Jonru ditetapkan sebagai tersangka atas kasus dugaan penebar kebencian.
Dilansir dari Wartakota, Jonru terjerat pasal 28 ayat 2 UU ITE.
"Tadi pagi sudah ditetapkan tersangka oleh pihak kepolisian. Dikenakan pasal 28 ayat 2 UU ITE," kata Djuju Purwantoro, Direktur Lembaga Bantuan Hukum (LBH) Bang Japar, ketika dihubungi WartaKota, Jumat (29/9/2017).
Sehari kemudian, Jonru ditahan di Mapolda Metro Jaya usai diperiksa sebagai tersangka.
Kepala Bidang Humas Polda Metro Jaya, Komisaris Besar Polisi Argo Yuwono mengatakan, alasan penahanan terhadap Jonru Ginting merupakan subyektivitas penyidik.
Argo pun mengungkap, penyidik setidaknya punya dua alasan untuk menahan pria bernama asli Jon Riah Ukur Ginting tersebut.
"Pertama, agar tersangka tidak mengulangi perbuatannya. Kedua, tidak menghilangkan barang bukti dan tidak melarikan diri. Itu alasan penyidik untuk melakukan penahanan," ujar Argo di Mapolda Metro Jaya, Sabtu (30/9/2017).
Penahanan Jonru inipun sempat menimbulkan pro kontra.
Di satu sisi banyak yang setuju Jonru ditahan, disisi lainnya mereka berpendapat berbeda.
Baru-baru ini bahkan muncul surat terbuka yang ditujukan kepada Karni Ilyas, sebagai pemandu program acara Indonesia Lawyer Club (ILC).
Itu mengingat awal mula pelaporan Jonru hingga berakhir di tahanan adalah saat Jonru menjadi narasumber di acara tersebut.
Surat yang dilayangkan pada 2 Oktober 2017 itu menyayangkan ILC yang seolah tak melindungi narasumber.

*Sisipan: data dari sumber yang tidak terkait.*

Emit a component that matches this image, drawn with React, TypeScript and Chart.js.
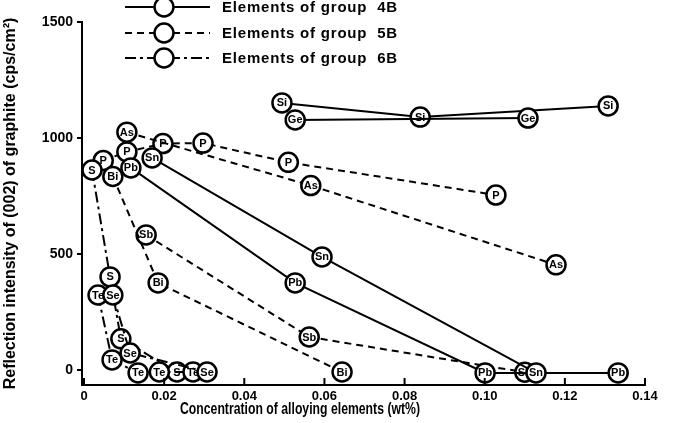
import React, { useEffect, useRef } from "react";
import { Chart, registerables } from "chart.js";

Chart.register(...registerables);

// ---- axis ticks ----
const xTickValues = [0, 0.02, 0.04, 0.06, 0.08, 0.1, 0.12, 0.14];
const xTickLabels = ["0", "0.02", "0.04", "0.06", "0.08", "0.10", "0.12", "0.14"];
const yTickValues = [0, 500, 1000, 1500];

// ---- group 4B (solid) ----
const siX = [0.0494, 0.0839, 0.1308];
const siY = [1151, 1090, 1138];
const geX = [0.0527, 0.1108];
const geY = [1078, 1086];
const snX = [0.017, 0.0594, 0.1128];
const snY = [914, 487, -13];
const pbX = [0.0117, 0.0527, 0.1001, 0.1333];
const pbY = [871, 375, -13, -13];

// ---- group 5B (dashed) ----
const pX = [0.0048, 0.0107, 0.0197, 0.0297, 0.051, 0.1028];
const pY = [903, 940, 976, 978, 895, 754];
const asX = [0.0107, 0.0566, 0.1178];
const asY = [1025, 795, 453];
const sbX = [0.0155, 0.0562, 0.11];
const sbY = [582, 142, -10];
const biX = [0.0072, 0.0185, 0.0644];
const biY = [834, 375, -9];

// ---- group 6B (dash-dot) ----
const sX = [0.002, 0.0065, 0.0092, 0.0232];
const sY = [862, 401, 134, -9];
const teX = [0.0035, 0.007, 0.0135, 0.0188, 0.0272];
const teY = [323, 43, -13, -9, -9];
const seX = [0.0072, 0.0115, 0.0307];
const seY = [323, 73, -9];

const legendLabels = ["Elements of group  4B", "Elements of group  5B", "Elements of group  6B"];
const xTitle = "Concentration of alloying elements (wt%)";
const yTitle = "Reflection intensity of (002) of graphite (cps/cm\u00b2)";

const DASH_5B = [7, 5];
const DASH_6B = [11, 4, 3, 4];

type Series = { name: string; xs: number[]; ys: number[]; dash: number[] };

// listed bottom-most first
const seriesList: Series[] = [
  { name: "Si", xs: siX, ys: siY, dash: [] },
  { name: "Ge", xs: geX, ys: geY, dash: [] },
  { name: "P", xs: pX, ys: pY, dash: DASH_5B },
  { name: "As", xs: asX, ys: asY, dash: DASH_5B },
  { name: "Sb", xs: sbX, ys: sbY, dash: DASH_5B },
  { name: "Pb", xs: pbX, ys: pbY, dash: [] },
  { name: "Sn", xs: snX, ys: snY, dash: [] },
  { name: "Bi", xs: biX, ys: biY, dash: DASH_5B },
  { name: "S", xs: sX, ys: sY, dash: DASH_6B },
  { name: "Te", xs: teX, ys: teY, dash: DASH_6B },
  { name: "Se", xs: seX, ys: seY, dash: DASH_6B },
];

const FONT = '"Liberation Sans", Arial, sans-serif';

export default function App() {
  const ref = useRef<HTMLCanvasElement | null>(null);

  useEffect(() => {
    document.body.style.margin = "0";
    const canvas = ref.current;
    if (!canvas) return;

    const ordered = [...seriesList].reverse(); // index 0 is drawn on top
    const datasets = ordered.map((s) => ({
      label: s.name,
      data: s.xs.map((x, i) => ({ x, y: s.ys[i] })),
      borderColor: "#000",
      borderWidth: 2,
      borderDash: s.dash,
      backgroundColor: "#fff",
      pointRadius: 9.5,
      pointBackgroundColor: "#fff",
      pointBorderColor: "#000",
      pointBorderWidth: 2.5,
      tension: 0,
      clip: false as const,
      showLine: true,
    }));

    const markerLabels = {
      id: "markerLabels",
      afterDatasetDraw(chart: any, args: any) {
        const ctx = chart.ctx;
        const ds = chart.data.datasets[args.index];
        ctx.save();
        ctx.fillStyle = "#000";
        ctx.font = `bold 11px ${FONT}`;
        ctx.textAlign = "center";
        ctx.textBaseline = "middle";
        args.meta.data.forEach((pt: any) => {
          ctx.fillText(ds.label, pt.x, pt.y + 0.5);
        });
        ctx.restore();
      },
    };

    const decorations = {
      id: "decorations",
      afterDraw(chart: any) {
        const ctx = chart.ctx;
        const xs = chart.scales.x;
        const area = chart.chartArea;
        ctx.save();
        // inward x ticks
        ctx.strokeStyle = "#000";
        ctx.lineWidth = 2;
        xTickValues.forEach((v) => {
          const px = xs.getPixelForValue(v);
          ctx.beginPath();
          ctx.moveTo(px, area.bottom);
          ctx.lineTo(px, area.bottom - 7);
          ctx.stroke();
        });
        // x title (condensed to the reference width)
        ctx.fillStyle = "#000";
        ctx.font = `bold 17px ${FONT}`;
        ctx.textAlign = "center";
        ctx.textBaseline = "middle";
        const w = ctx.measureText(xTitle).width;
        const sx = 240 / w;
        ctx.save();
        ctx.translate(300, 409);
        ctx.scale(sx, 1);
        ctx.fillText(xTitle, 0, 0);
        ctx.restore();
        // legend
        const dashes = [[], DASH_5B, DASH_6B];
        const rowsY = [7, 33, 58];
        rowsY.forEach((ry, i) => {
          ctx.strokeStyle = "#000";
          ctx.setLineDash(dashes[i]);
          ctx.lineWidth = 2;
          ctx.beginPath();
          ctx.moveTo(125, ry);
          ctx.lineTo(210, ry);
          ctx.stroke();
          ctx.setLineDash([]);
          ctx.beginPath();
          ctx.arc(164, ry, 9.5, 0, Math.PI * 2);
          ctx.fillStyle = "#fff";
          ctx.fill();
          ctx.lineWidth = 2.5;
          ctx.stroke();
          ctx.fillStyle = "#000";
          ctx.font = `bold 15px ${FONT}`;
          ctx.textAlign = "left";
          ctx.textBaseline = "middle";
          (ctx as any).letterSpacing = "0.8px";
          ctx.fillText(legendLabels[i], 222, ry + 1);
          (ctx as any).letterSpacing = "0px";
        });
        ctx.restore();
      },
    };

    const chart = new Chart(canvas, {
      type: "line",
      data: { datasets },
      options: {
        animation: false,
        responsive: false,
        devicePixelRatio: 1,
        layout: { padding: { top: 22, right: 29, left: 0, bottom: 0 } },
        plugins: { legend: { display: false }, tooltip: { enabled: false }, title: { display: false } },
        scales: {
          x: {
            type: "linear",
            min: -0.0005,
            max: 0.14,
            afterBuildTicks: (scale: any) => {
              scale.ticks = xTickValues.map((v) => ({ value: v }));
            },
            afterFit: (scale: any) => {
              scale.height = 38;
            },
            ticks: {
              padding: 4,
              color: "#000",
              maxRotation: 0,
              autoSkip: false,
              font: { family: FONT, size: 13, weight: "bold" },
              callback: (v: any) => {
                const i = xTickValues.findIndex((t) => Math.abs(t - Number(v)) < 1e-9);
                return i >= 0 ? xTickLabels[i] : "";
              },
            },
            grid: { display: false, drawTicks: false },
            border: { display: true, color: "#000", width: 2 },
          },
          y: {
            type: "linear",
            min: -65,
            max: 1500,
            afterBuildTicks: (scale: any) => {
              scale.ticks = yTickValues.map((v) => ({ value: v }));
            },
            afterFit: (scale: any) => {
              scale.width = 82;
            },
            ticks: {
              padding: 4,
              color: "#000",
              autoSkip: false,
              font: { family: FONT, size: 14, weight: "bold" },
              callback: (v: any) => String(v),
            },
            grid: { display: true, drawOnChartArea: false, drawTicks: true, tickLength: 5, color: "#000", lineWidth: 2 },
            border: { display: true, color: "#000", width: 2 },
            title: {
              display: true,
              text: yTitle,
              color: "#000",
              padding: { top: 1, bottom: 0 },
              font: { family: FONT, size: 16, weight: "bold" },
            },
          },
        },
      },
      plugins: [markerLabels, decorations],
    });

    return () => chart.destroy();
  }, []);

  return (
    <div style={{ width: 674, height: 423 }}>
      <canvas ref={ref} width={674} height={423} style={{ display: "block" }} />
    </div>
  );
}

"Saya sepakat dengan penilaian Dewan Pers bahwa ILC merupakan sebuah produk jurnalistik yang dilindungi oleh undang-undang. Para narasumber yang diundang untuk hadir dan bicara dalam acara tersebut pun dipilih dan diketahui oleh pemimpin redaksi. Apabila seorang narasumber dilaporkan karena opininya, hal tersebut merupakan ancaman bagi kebebasan pers. Karena selain data dan fakta, wartawan sangat mengandalkan narasumber dan kerap berpendapat dengan meminjam mulut narasumber. " begitu salah satu penggalan surat terbuka itu.